Landowners can only take from Peters work what they can apply on their own land. For example they may be able to minimise the erosion happening on their land, but if they dont have a floodplain, or only have a part of a floodplain then their options for water management are much more limited . Further, if the intake area for water on your floodplain is on your neighbours property higher up or there is a road blocking the location where you would need to run contour channels what can you actually do?

Someone who has spent hundreds of thousands of dollars on an irrigation system (for example) isnt going to abandon it in favour of something else no matter how good it sounds.

This sounds all very negative, but "the converted's" expectations must be realistic. People ARE trying out Peters methods, and where they do work they will speak for themselves. And any failures will set things back.

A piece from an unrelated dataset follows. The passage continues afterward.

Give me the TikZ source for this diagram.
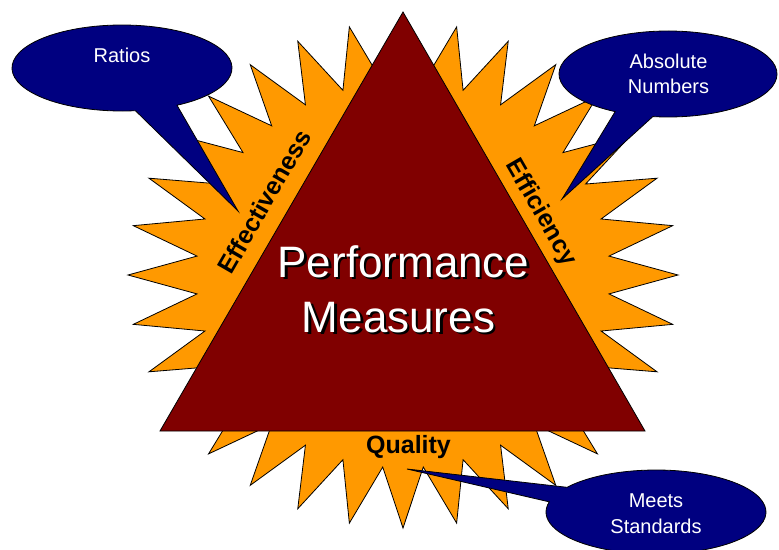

Most importantly understand that people who know nothing about farming who preach the virtues of NSF are going to be ignored by the farming community. There is nothing more distasteful to a farmer than some "towny" lecturing him on how to farm.

greg
Posts: 36
Joined: Wed Jan 02, 2008 6:43 pm
Location: Cooks Gap (Gulgong)(Mudgee)

Re: Sun Shine

Postby greg » Thu Dec 02, 2010 6:24 pm

I agree whole heartly wirh you and why should a farmer pay any attention to some blow in towny.
However if some farmers could see some of the results even on a small scale, perhaps it would give them food for thought. I am not a farmer but i tried something to see what it did, it seems to work and i would like to show some farmers to see if it is feasible to their bottom line??
Sometimes i would like a logical reason why it doesn't work, but i suppose old habits die hard and i guess it is hard to try something that may flop and cost a bundle. It gets complicated sometimes.
Before i forget, something else i noticed was that as the water flows it gets a build up of slimy moss which seems to do 2 jobs, 1 as the moss gets thicker it slows the water and causes small build ups behind them and the second is that it appears to filter the water??
You make a lot os sense, all we can do is see how it works out in the long run.